→ **Task requirements**
Give back only the lines from the one that contains "Recreate this image as a component" through the one that contains "import * as", word for word and without images.

[Stored data entries]
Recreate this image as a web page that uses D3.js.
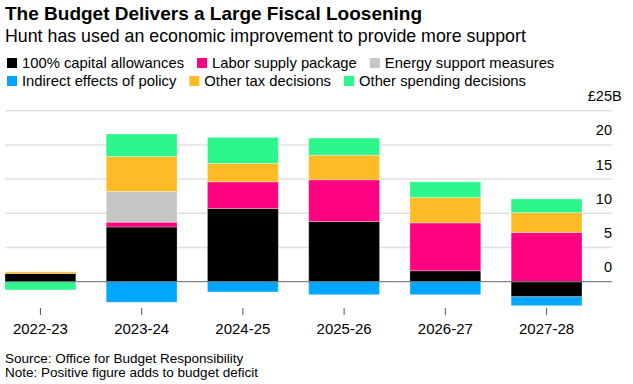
<!DOCTYPE html>
<html>
<head>
<meta charset="utf-8">
<script src="https://cdn.jsdelivr.net/npm/d3@7"></script>
<style>
  body { margin: 0; background: #fff; }
  text { font-family: "Liberation Sans", Arial, sans-serif; fill: #000; }
</style>
</head>
<body>
<script>
// categories and series (values in £B)
const years = ["2022-23", "2023-24", "2024-25", "2025-26", "2026-27", "2027-28"];
const seriesNames = ["100% capital allowances", "Labor supply package", "Energy support measures",
                     "Indirect effects of policy", "Other tax decisions", "Other spending decisions"];
const capital   = [1.2, 8.0, 10.7, 8.8, 1.6, -2.2];
const labor     = [0, 0.7, 3.9, 6.1, 7.0, 7.2];
const energy    = [0, 4.5, 0, 0, 0, 0];
const indirect  = [0, -3.0, -1.5, -1.9, -1.9, -1.3];
const otherTax  = [0.25, 5.1, 2.7, 3.6, 3.7, 2.9];
const otherSpend = [-1.2, 3.3, 3.8, 2.5, 2.3, 2.0];
const yTicks = [0, 5, 10, 15, 20, 25];

const colors = ["#000000", "#ff0080", "#c6c6c6", "#00a6ff", "#ffbb26", "#2cf68c"];
const values = [capital, labor, energy, indirect, otherTax, otherSpend];
// stacking order from baseline outward
const order = [0, 1, 2, 4, 5, 3];

const W = 633, H = 384;
const svg = d3.select("body").append("svg")
    .attr("width", W).attr("height", H);

// title
svg.append("text").attr("x", 5).attr("y", 20)
    .style("font-size", "19px").style("font-weight", "bold")
    .text("The Budget Delivers a Large Fiscal Loosening");
svg.append("text").attr("x", 5).attr("y", 42)
    .style("font-size", "17.8px")
    .text("Hunt has used an economic improvement to provide more support");

// legend
const legendRows = [[0, 1, 2], [3, 4, 5]];
legendRows.forEach(function(row, r) {
  let lx = 7;
  const ly = 68 + r * 18;
  row.forEach(function(i) {
    svg.append("rect").attr("x", lx).attr("y", ly - 10)
        .attr("width", 10).attr("height", 10).attr("fill", colors[i]);
    const t = svg.append("text").attr("x", lx + 15).attr("y", ly)
        .style("font-size", "14.8px").text(seriesNames[i]);
    lx += 15 + t.node().getComputedTextLength() + 13;
  });
});

// scales
const x = d3.scaleBand().domain(years).range([5, 582])
    .paddingInner(0.3).paddingOuter(0);
const y = d3.scaleLinear().domain([0, 25]).range([281.7, 110.7]);

// grid
svg.append("g").selectAll("line").data(yTicks.filter(d => d > 0)).join("line")
    .attr("x1", 5).attr("x2", 612)
    .attr("y1", d => y(d)).attr("y2", d => y(d))
    .attr("stroke", "#e0e0e0").attr("stroke-width", 1.5);

const yl = svg.append("g").selectAll("text").data(yTicks).join("text")
    .attr("x", 612).attr("y", d => y(d) - 9.5)
    .attr("text-anchor", "end").style("font-size", "14.5px")
    .text(d => d === 25 ? "£25" : d);
// unit suffix hangs past the number column
svg.append("text").attr("x", 612).attr("y", y(25) - 9.5)
    .style("font-size", "14.5px").text("B");

// stacked bars (positives up, negatives down)
const segs = [];
years.forEach(function(yr, j) {
  let pos = 0, neg = 0;
  order.forEach(function(i) {
    const v = values[i][j];
    if (!v) return;
    if (v > 0) { segs.push({yr: yr, i: i, y0: pos, y1: pos + v}); pos += v; }
    else { segs.push({yr: yr, i: i, y0: neg + v, y1: neg}); neg += v; }
  });
});

svg.append("g").selectAll("rect").data(segs).join("rect")
    .attr("x", d => x(d.yr))
    .attr("width", x.bandwidth())
    .attr("y", d => y(d.y1))
    .attr("height", d => y(d.y0) - y(d.y1))
    .attr("fill", d => colors[d.i])
    .attr("stroke", "rgba(255,255,255,0.3)").attr("stroke-width", 1);

// zero line
svg.append("line").attr("x1", 5).attr("x2", 612)
    .attr("y1", y(0)).attr("y2", y(0))
    .attr("stroke", "#666").attr("stroke-width", 1);

// x axis
const xa = svg.append("g");
xa.selectAll("line").data(years).join("line")
    .attr("x1", d => x(d) + x.bandwidth() / 2).attr("x2", d => x(d) + x.bandwidth() / 2)
    .attr("y1", 308).attr("y2", 315)
    .attr("stroke", "#555").attr("stroke-width", 1);
xa.selectAll("text").data(years).join("text")
    .attr("x", d => x(d) + x.bandwidth() / 2).attr("y", 334)
    .attr("text-anchor", "middle").style("font-size", "15px")
    .text(d => d);

// footer
svg.append("text").attr("x", 5).attr("y", 363).style("font-size", "13.5px")
    .text("Source: Office for Budget Responsibility");
svg.append("text").attr("x", 5).attr("y", 377).style("font-size", "13.5px")
    .text("Note: Positive figure adds to budget deficit");
</script>
</body>
</html>
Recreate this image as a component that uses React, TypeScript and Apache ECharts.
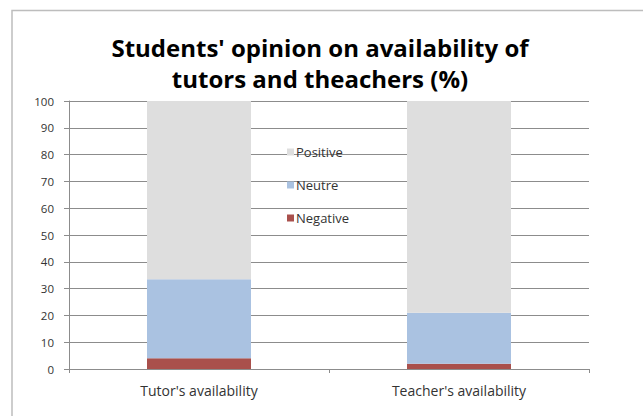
import React, { useEffect, useRef } from "react";
import * as echarts from "echarts";

const categories = ["Tutor's availability", "Teacher's availability"];
const negative = [4, 2];
const neutre = [29.5, 19];
const positive = [66.5, 79];
const yTicks = [0, 10, 20, 30, 40, 50, 60, 70, 80, 90, 100];

export default function App() {
  const ref = useRef<HTMLDivElement>(null);
  useEffect(() => {
    if (!ref.current) return;
    const chart = echarts.init(ref.current, null, { renderer: "svg" });
    const font = "'Open Sans', Lato, sans-serif";
    chart.setOption({
      animation: false,
      backgroundColor: "#ffffff",
      title: {
        text: "Students' opinion on availability of\ntutors and theachers (%)",
        left: 320,
        textAlign: "center",
        top: 32,
        padding: 0,
        textStyle: {
          fontFamily: font,
          fontWeight: "bold",
          fontSize: 24,
          lineHeight: 31,
          color: "#000000",
        },
      },
      graphic: [
        {
          type: "rect",
          shape: { x: 12, y: 10.5, width: 700, height: 500 },
          style: { fill: "none", stroke: "#bdbdbd", lineWidth: 1.5 },
          silent: true,
        },
      ],
      legend: {
        orient: "vertical",
        left: 287,
        top: 145,
        padding: 0,
        itemGap: 19,
        itemWidth: 7,
        itemHeight: 7,
        icon: "rect",
        data: ["Positive", "Neutre", "Negative"],
        textStyle: {
          fontFamily: font,
          fontSize: 13,
          lineHeight: 14,
          color: "#333333",
          padding: [0, 0, 0, -3],
        },
      },
      grid: { left: 69, right: 54, top: 101, bottom: 47 },
      xAxis: {
        type: "category",
        data: categories,
        axisLine: { lineStyle: { color: "#8c8c8c", width: 1 } },
        axisTick: { show: true, alignWithLabel: false, length: 4, lineStyle: { color: "#8c8c8c" } },
        axisLabel: { fontFamily: font, fontSize: 14, color: "#333333", margin: 14 },
      },
      yAxis: {
        type: "value",
        min: 0,
        max: 100,
        interval: 10,
        axisLine: { show: true, lineStyle: { color: "#8c8c8c", width: 1 } },
        axisTick: { show: true, length: 5, lineStyle: { color: "#8c8c8c" } },
        splitLine: { show: true, lineStyle: { color: "#8c8c8c", width: 1 } },
        axisLabel: {
          fontFamily: font,
          fontSize: 11.5,
          color: "#333333",
          margin: 15,
          formatter: (v: number) => (yTicks.includes(v) ? String(v) : ""),
        },
      },
      series: [
        {
          name: "Negative",
          type: "bar",
          stack: "s",
          data: negative,
          barWidth: "40%",
          itemStyle: { color: "#a9504c" },
        },
        {
          name: "Neutre",
          type: "bar",
          stack: "s",
          data: neutre,
          barWidth: "40%",
          itemStyle: { color: "#aac2e1" },
        },
        {
          name: "Positive",
          type: "bar",
          stack: "s",
          data: positive,
          barWidth: "40%",
          itemStyle: { color: "#dedede" },
        },
      ],
    });
    return () => chart.dispose();
  }, []);
  return (
    <div
      ref={ref}
      style={{ position: "fixed", left: 0, top: 0, width: 643, height: 416 }}
    />
  );
}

→ **Written response**
Recreate this image as a component that uses React, TypeScript and Apache ECharts.
import React, { useEffect, useRef } from "react";
import * as echarts from "echarts";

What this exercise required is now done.